In una società che produce tanto fumo, vien da chiedersi dove sia il fuoco.
Nel camino in casa contadina era evidente. Come nel falò nei campi o malauguratamente negli incendi.
Ma nel fumo di una ciminiera, nello smog che produce, il fuoco è ben nascosto. Occultato in una camera oscura, una scatola nera. Piuttosto in una camera letteralmente ardente!
Chiamiamola così. La prossimità con la morte è difficile da nascondere…. all’ambiente!
La camera ardente degli stabilimenti industriali segnalati dalle ciminiere fumanti sono fucine che, secondo leggende ben documentate, non si spengono mai. Sarebbe antieconomico per la produzione. Il fuoco della produzione. Eccolo qui il fuoco!
Il fuoco dell’industria. Ricordando anche il significato del più innocente verbo industriarsi. Simile a ingegnarsi. Attività degli ingegneri.
Per il fuoco della produzione gli operai fanno i turni.
Come nella camera ardente. La veglia al Gran Defunto!
Ma questo gioco linguistico, cui non riconoscerei nemmeno lo statuto di interpretazione simbolica, non significa molto.
Nemmeno mi convince l’ipotesi più realistica del fuoco della produzione e dell’economia.
Credo ci sia un’altro fuoco da scoprire.
Forse tutto questo brucia insieme a un fuoco che forse ci divora ancor più intimamente.
Il fuoco del desiderio.
La merce si produce per rispondere al fuoco di un desiderio di cose, di oggetti, di servizi.
Questo lo custodiamo in noi stessi.
E anche questo ci consuma.
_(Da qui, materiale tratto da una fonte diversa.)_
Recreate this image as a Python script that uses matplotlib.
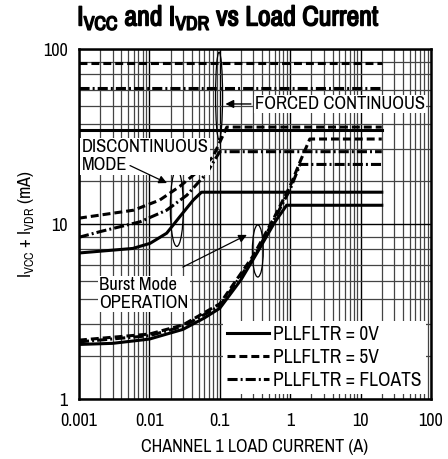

A volte ci inquina.
In ogni caso debbiamo governarlo.
Come il focolare nella cucina del contadino.
Spesso questo fuoco è governato, alimentato o spento da qualcun altro al posto nostro. Come quando qualche inesperto cittadino spruzza alcool nel camino della casa di campagna.
La pubblicità o la prepotenza del sistema.
Non dimentichiamo però che lo fanno in casa a nostra.
Sta a noi difenderla.
Io credo che ogni fuoco sia il segno di una sacralità. Sta a noi riconoscerla e decifrarla.
Mi ripropongo di fare questo in una serie di nuovi post.
Parlerò del fuoco di sigaretta, di pipa e sicuramente di molti altri fuochi.
Accetterò anche suggerimenti dei lettori.
Gaston Bachelard ha scritto pagine memorabili ne “La psicanalisi del fuoco”. Pagine che ho letto in gioventù e mai ripreso.
Ricordo che, essendo personalità e intelligenza di formazione scientifica, prendeva le mosse dal fatto che il fenomeno del fuoco resti un enigma per la scienza.
Perdonate se non ho voglia di riprende libri impolverati e dormienti in quella camera da letto, definirei così la mia libreria! Dormono così bene. Perché svegliarli?
Platone, filosofo che pur non è tra quelli a cui mi sento più affine, garantisce che lo studio consiste nel fatto che ciò che si è appreso si dimentichi. Resti dormiente.
Il vero studio, forse un certo processo meditativo, consiste nello sforzo di far riemergere qualcosa al posto del dimenticato, in modo che la cosa sembri ancora la stessa!
Ovviamente non ho voglia di cercare la citazione, anche quel libro dorme. Potete trovarla comunque nel Simposio.
E questo è comunque quello che cerco di fare da quasi sempre.